■ Data section:
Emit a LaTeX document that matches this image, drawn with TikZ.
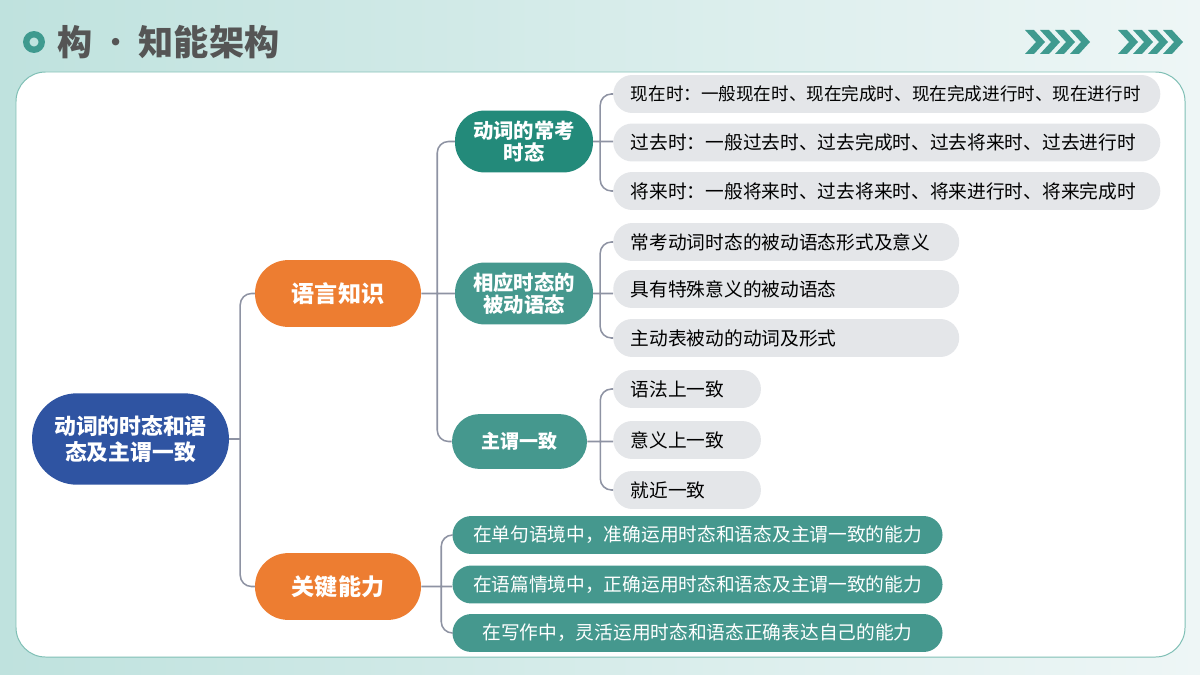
\documentclass[tikz,border=0pt]{standalone}
\usepackage{fontspec}
\newfontfamily\cjk{Noto Sans CJK SC}
\definecolor{rootBlue}{HTML}{2F54A2}
\definecolor{topicOrange}{HTML}{ED7D31}
\definecolor{tenseTeal}{HTML}{238A7A}
\definecolor{subTeal}{HTML}{45988E}
\definecolor{leafGray}{HTML}{E4E6E9}
\definecolor{lineGray}{HTML}{8E93A3}
\definecolor{titleGray}{HTML}{555555}
\definecolor{bgLeft}{HTML}{BFE2DE}
\definecolor{bgRight}{HTML}{EEF6F6}
\definecolor{frameTeal}{HTML}{7FBFB5}
\definecolor{markTeal}{HTML}{3F9A8F}

\begin{document}
\begin{tikzpicture}[x=0.025cm, y=-0.025cm, inner sep=0pt,
    rootnode/.style={rectangle, rounded corners=32pt, fill=rootBlue, text=white, align=center,
      font=\cjk\bfseries\fontsize{15.5}{18.5}\selectfont, minimum width=140pt, minimum height=65pt},
    topic/.style={rectangle, rounded corners=23.5pt, fill=topicOrange, text=white,
      font=\cjk\bfseries\fontsize{16.4}{19}\selectfont, minimum width=118pt, minimum height=47.5pt},
    sub/.style={rectangle, rounded corners=21pt, text=white, align=center,
      font=\cjk\bfseries\fontsize{14.5}{15.5}\selectfont, minimum width=98pt, minimum height=44pt},
    leaf/.style={rectangle, rounded corners=13.5pt, fill=leafGray, text=black, align=left, anchor=west,
      font=\cjk\fontsize{13.3}{15}\selectfont, inner xsep=12.5pt, minimum height=27pt, text width=#1},
    skill/.style={rectangle, rounded corners=13.5pt, fill=subTeal, text=white,
      font=\cjk\fontsize{13.3}{15}\selectfont, minimum width=348.5pt, minimum height=27pt},
    branch/.style={draw=lineGray, line width=1.1pt, rounded corners=8pt}]
  \useasboundingbox (0,0) rectangle (1200,675);
  \shade[left color=bgLeft, right color=bgRight] (0,0) rectangle (1200,675);
  \fill[white, rounded corners=21pt] (16,72) rectangle (1185,657);
  \draw[frameTeal, line width=0.7pt, rounded corners=21pt] (16,72) rectangle (1185,657);
  % header
  \draw[markTeal, line width=4.5pt] (34,42) circle [radius=5.5pt];
  \node (title) [anchor=west, text=titleGray, font=\cjk\bfseries\fontsize{25}{28}\selectfont]
    at (57,42) {构\hspace{4pt}{\mdseries ·}\hspace{4pt}知能架构};
  \foreach \x in {1025,1040,1055,1070,1118,1133,1148,1163}
    \fill[markTeal] (\x,30) -- ++(9,0) -- ++(11,12) -- ++(-11,12) -- ++(-9,0) -- ++(11,-12) -- cycle;
  % nodes
  \path node (root)    at (130.5,439)  [rootnode] {动词的时态和语\\态及主谓一致}
        node (lang)    at (338,293.5)  [topic] {语言知识}
        node (ability) at (338,586.5)  [topic] {关键能力}
        %
        node (tense)   at (524,141.5)  [sub, fill=tenseTeal] {动词的常考\\时态}
        node (passive) at (524,293.5)  [sub, fill=subTeal] {相应时态的\\被动语态}
        node (agree)   at (519.5,441.5) [sub, fill=subTeal, minimum width=96pt, minimum height=39pt,
                                        rounded corners=19.5pt, font=\cjk\bfseries\fontsize{13.5}{15}\selectfont] {主谓一致}
        %
        node (t1) at (613,94)    [leaf=364pt, font=\cjk\fontsize{12.5}{14}\selectfont] {现在时：一般现在时、现在完成时、现在完成进行时、现在进行时}
        node (t2) at (613,142.5) [leaf=364pt] {过去时：一般过去时、过去完成时、过去将来时、过去进行时}
        node (t3) at (613,191)   [leaf=364pt] {将来时：一般将来时、过去将来时、将来进行时、将来完成时}
        node (p1) at (613,242)   [leaf=221pt] {常考动词时态的被动语态形式及意义}
        node (p2) at (613,289)   [leaf=221pt] {具有特殊意义的被动语态}
        node (p3) at (613,338)   [leaf=221pt] {主动表被动的动词及形式}
        node (a1) at (613,389)   [leaf=80pt] {语法上一致}
        node (a2) at (613,440)   [leaf=80pt] {意义上一致}
        node (a3) at (613,490)   [leaf=80pt] {就近一致}
        %
        node (s1) at (697.5,535)   [skill] {在单句语境中，准确运用时态和语态及主谓一致的能力}
        node (s2) at (697.5,584.5) [skill] {在语篇情境中，正确运用时态和语态及主谓一致的能力}
        node (s3) at (697.5,633)   [skill] {在写作中，灵活运用时态和语态正确表达自己的能力};
  % connectors
  \draw[branch] (root.east) -- ++(11,0) coordinate (k0)
        (k0) |- (lang.west)
        (k0) |- (ability.west)
        %
        (lang.east) -- ++(16,0) coordinate (k1)
        (k1) |- (tense.west)
        (k1) -- (passive.west)
        (k1) |- (agree.west)
        %
        (tense.east) -- ++(7,0) coordinate (k2)
        (k2) |- (t1.west)
        (k2) -- (t2.west |- k2)
        (k2) |- (t3.west)
        %
        (passive.east) -- ++(7,0) coordinate (k3)
        (k3) |- (p1.west)
        (k3) -- (p2.west |- k3)
        (k3) |- (p3.west)
        %
        (agree.east) -- ++(13,0) coordinate (k4)
        (k4) |- (a1.west)
        (k4) -- (a2.west |- k4)
        (k4) |- (a3.west)
        %
        (ability.east) -- ++(20,0) coordinate (k5)
        (k5) |- (s1.west)
        (k5) -- (s2.west |- k5)
        (k5) |- (s3.west);
\end{tikzpicture}
\end{document}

■ Exercise details: Take the listing and print it again exactly, but without any pictures.

■ Answer to the problem:
Emit a LaTeX document that matches this image, drawn with TikZ.
\documentclass[tikz,border=0pt]{standalone}
\usepackage{fontspec}
\newfontfamily\cjk{Noto Sans CJK SC}
\definecolor{rootBlue}{HTML}{2F54A2}
\definecolor{topicOrange}{HTML}{ED7D31}
\definecolor{tenseTeal}{HTML}{238A7A}
\definecolor{subTeal}{HTML}{45988E}
\definecolor{leafGray}{HTML}{E4E6E9}
\definecolor{lineGray}{HTML}{8E93A3}
\definecolor{titleGray}{HTML}{555555}
\definecolor{bgLeft}{HTML}{BFE2DE}
\definecolor{bgRight}{HTML}{EEF6F6}
\definecolor{frameTeal}{HTML}{7FBFB5}
\definecolor{markTeal}{HTML}{3F9A8F}

\begin{document}
\begin{tikzpicture}[x=0.025cm, y=-0.025cm, inner sep=0pt,
    rootnode/.style={rectangle, rounded corners=32pt, fill=rootBlue, text=white, align=center,
      font=\cjk\bfseries\fontsize{15.5}{18.5}\selectfont, minimum width=140pt, minimum height=65pt},
    topic/.style={rectangle, rounded corners=23.5pt, fill=topicOrange, text=white,
      font=\cjk\bfseries\fontsize{16.4}{19}\selectfont, minimum width=118pt, minimum height=47.5pt},
    sub/.style={rectangle, rounded corners=21pt, text=white, align=center,
      font=\cjk\bfseries\fontsize{14.5}{15.5}\selectfont, minimum width=98pt, minimum height=44pt},
    leaf/.style={rectangle, rounded corners=13.5pt, fill=leafGray, text=black, align=left, anchor=west,
      font=\cjk\fontsize{13.3}{15}\selectfont, inner xsep=12.5pt, minimum height=27pt, text width=#1},
    skill/.style={rectangle, rounded corners=13.5pt, fill=subTeal, text=white,
      font=\cjk\fontsize{13.3}{15}\selectfont, minimum width=348.5pt, minimum height=27pt},
    branch/.style={draw=lineGray, line width=1.1pt, rounded corners=8pt}]
  \useasboundingbox (0,0) rectangle (1200,675);
  \shade[left color=bgLeft, right color=bgRight] (0,0) rectangle (1200,675);
  \fill[white, rounded corners=21pt] (16,72) rectangle (1185,657);
  \draw[frameTeal, line width=0.7pt, rounded corners=21pt] (16,72) rectangle (1185,657);
  % header
  \draw[markTeal, line width=4.5pt] (34,42) circle [radius=5.5pt];
  \node (title) [anchor=west, text=titleGray, font=\cjk\bfseries\fontsize{25}{28}\selectfont]
    at (57,42) {构\hspace{4pt}{\mdseries ·}\hspace{4pt}知能架构};
  \foreach \x in {1025,1040,1055,1070,1118,1133,1148,1163}
    \fill[markTeal] (\x,30) -- ++(9,0) -- ++(11,12) -- ++(-11,12) -- ++(-9,0) -- ++(11,-12) -- cycle;
  % nodes
  \path node (root)    at (130.5,439)  [rootnode] {动词的时态和语\\态及主谓一致}
        node (lang)    at (338,293.5)  [topic] {语言知识}
        node (ability) at (338,586.5)  [topic] {关键能力}
        %
        node (tense)   at (524,141.5)  [sub, fill=tenseTeal] {动词的常考\\时态}
        node (passive) at (524,293.5)  [sub, fill=subTeal] {相应时态的\\被动语态}
        node (agree)   at (519.5,441.5) [sub, fill=subTeal, minimum width=96pt, minimum height=39pt,
                                        rounded corners=19.5pt, font=\cjk\bfseries\fontsize{13.5}{15}\selectfont] {主谓一致}
        %
        node (t1) at (613,94)    [leaf=364pt, font=\cjk\fontsize{12.5}{14}\selectfont] {现在时：一般现在时、现在完成时、现在完成进行时、现在进行时}
        node (t2) at (613,142.5) [leaf=364pt] {过去时：一般过去时、过去完成时、过去将来时、过去进行时}
        node (t3) at (613,191)   [leaf=364pt] {将来时：一般将来时、过去将来时、将来进行时、将来完成时}
        node (p1) at (613,242)   [leaf=221pt] {常考动词时态的被动语态形式及意义}
        node (p2) at (613,289)   [leaf=221pt] {具有特殊意义的被动语态}
        node (p3) at (613,338)   [leaf=221pt] {主动表被动的动词及形式}
        node (a1) at (613,389)   [leaf=80pt] {语法上一致}
        node (a2) at (613,440)   [leaf=80pt] {意义上一致}
        node (a3) at (613,490)   [leaf=80pt] {就近一致}
        %
        node (s1) at (697.5,535)   [skill] {在单句语境中，准确运用时态和语态及主谓一致的能力}
        node (s2) at (697.5,584.5) [skill] {在语篇情境中，正确运用时态和语态及主谓一致的能力}
        node (s3) at (697.5,633)   [skill] {在写作中，灵活运用时态和语态正确表达自己的能力};
  % connectors
  \draw[branch] (root.east) -- ++(11,0) coordinate (k0)
        (k0) |- (lang.west)
        (k0) |- (ability.west)
        %
        (lang.east) -- ++(16,0) coordinate (k1)
        (k1) |- (tense.west)
        (k1) -- (passive.west)
        (k1) |- (agree.west)
        %
        (tense.east) -- ++(7,0) coordinate (k2)
        (k2) |- (t1.west)
        (k2) -- (t2.west |- k2)
        (k2) |- (t3.west)
        %
        (passive.east) -- ++(7,0) coordinate (k3)
        (k3) |- (p1.west)
        (k3) -- (p2.west |- k3)
        (k3) |- (p3.west)
        %
        (agree.east) -- ++(13,0) coordinate (k4)
        (k4) |- (a1.west)
        (k4) -- (a2.west |- k4)
        (k4) |- (a3.west)
        %
        (ability.east) -- ++(20,0) coordinate (k5)
        (k5) |- (s1.west)
        (k5) -- (s2.west |- k5)
        (k5) |- (s3.west);
\end{tikzpicture}
\end{document}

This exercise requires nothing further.